What was lacking so far was a theory of medicine, and by this he primarily meant a pathological physiology. Anatomy, therefore, could only be the entrance hall to authentic medicine, which is the science of healing, which again had to be founded on a complete and holistic understanding of human beings whereby one enters the realm of anthropology—a realm that is the most basic part of the medical realm. Because the fundamental component of human beings as well as of other living things is the cell, according to Virchow, he dedicated a great amount of work to that field.
In 1858 in Karlsruhe, Virchow presented the insight that life is the deeds of a cell, and that the particularities of life are identical with the particularities of a cell. He postulated that life can be explained by reference to the anatomical and chemical composition of a substance because everything that happens in nature happens in a causal and necessary manner, and this law applies to both the organic as well as the inorganic realm. Yet Virchow also stressed that he was not a materialist.
Having clarified Virchow’s scientific method and the relationship of anthropology to the other sciences, some of his anthropological findings should be mentioned. Originally, Virchow held that there is s direct link between the size of a skull and the cultural and intellectual state of development of humanity. In addition, he held that not only the size but also the aesthetic qualities of a skull are relevant for ones intellectual capacities. However, the more skulls he investigated, the more he doubted these positions. As he did not wish to put forward unfounded theories, he dedicated himself to collecting empirical data, which meant that Virchow had an enormous collection of skulls. From this data, Virchow inferred that there is a distinction between the biological and the cultural development of human beings—a position that was opposed to the evolutionism dominant in Britain. Virchow’s theory was based on the thesis of the unchangingness of the human race, as defended by his former pupil, the anthropologist Julius Kollmann. However, in contrast to Kollmann he did not hold the absolute permanence of human beings, but claimed that human beings could not have developed from great apes during the period of time for which we have empirical data. The question concerning the origin of human beings can only be answered philosophically; however, it was his intention to deal only with theories that could be based on solid empirical data. In principle, he acknowledged the descent of human beings from great apes as a hypothesis.
References:
- Boyd, B. A. (1991). Rudolf Virchow: The scientist as citizen. New York: Taylor & Francis.

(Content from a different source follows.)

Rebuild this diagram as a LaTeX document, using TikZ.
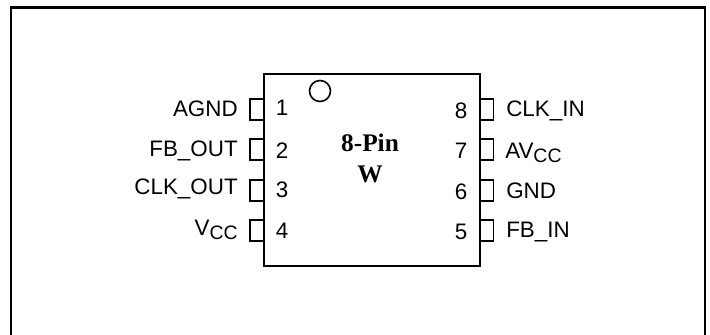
\documentclass[tikz,border=0pt]{standalone}
\usepackage{fontspec}
\setmainfont{Liberation Sans}
\newfontfamily\serifbold{Liberation Serif}
\usepackage{tikz}
\newcommand{\drawthick}{\draw[line width=1.8pt]}
\newcommand{\drawpin}[3]{
    \draw[line width=1.2pt] (#1,#2)--++(#3,0)--++(0,21)--++(-#3,0);
}
\newcommand{\subcc}{\raisebox{-0.22em}{\fontsize{14.6}{16}\selectfont CC}}
\tikzset{pinlabel/.style={inner sep=0pt,font=\fontsize{16.8}{18}\selectfont},
  chiplabel/.style={inner sep=0pt,anchor=base,font=\serifbold\bfseries\fontsize{19}{20}\selectfont}}
\begin{document}
\begin{tikzpicture}[x=0.75pt,y=-0.75pt]
\useasboundingbox (0,0) rectangle (710,335);
\drawthick (11,335)--(11,7.5)--(705,7.5)--(705,335);
\draw[line width=1.5pt] (264,74)--(480,74)--(480,266)--(264,266)--cycle;
\draw[line width=1.2pt] (320,91) circle (10.5);
\foreach \y in {99,139,180,220}{
  \drawpin{264}{\y}{-14}
  \drawpin{480}{\y}{13.5}
}
\foreach \n/\y in {1/115,2/158,3/197,4/238}{
  \node[pinlabel,anchor=base] (left\n) at (282,\y) {\n};
}
\foreach \n/\y in {8/118,7/158,6/199,5/239}{
  \node[pinlabel,anchor=base] (right\n) at (461,\y) {\n};
}
\node[pinlabel,anchor=base east] (agnd) at (238,116) {AGND};
\node[pinlabel,anchor=base east] (fbout) at (238,156) {FB\_OUT};
\node[pinlabel,anchor=base east] (clkout) at (238,194) {CLK\_OUT};
\node[pinlabel,anchor=base east] (vcc) at (238,235) {V\subcc};
\node[pinlabel,anchor=base west] (clkin) at (506,117) {CLK\_IN};
\node[pinlabel,anchor=base west] (avcc) at (505,158) {AV\subcc};
\node[pinlabel,anchor=base west] (gnd) at (506,198) {GND};
\node[pinlabel,anchor=base west] (fbin) at (506,237) {FB\_IN};
\node[chiplabel] (pinsname) at (370,151) {8-Pin};
\node[chiplabel] (pkgname) at (370,182) {W};
\end{tikzpicture}
\end{document}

- Rather, L. J. (1990). Commentary on the medical writings of Rudolf Virchow: Based on Schwalbe ‘s Virchow-Bibliographie, 1843-1901. San Francisco: Jeremy Norman.
- Virchow, R. L. K. (1971). Cellular pathology as based upon physiological and pathological histology. New York: Dover.
- Virchow, R. L. K. (1985). Collected essays on public health and epidemiology (Vols. 1-2, L. J. Rather, Ed.). Canton, MA: Watson Publishing International.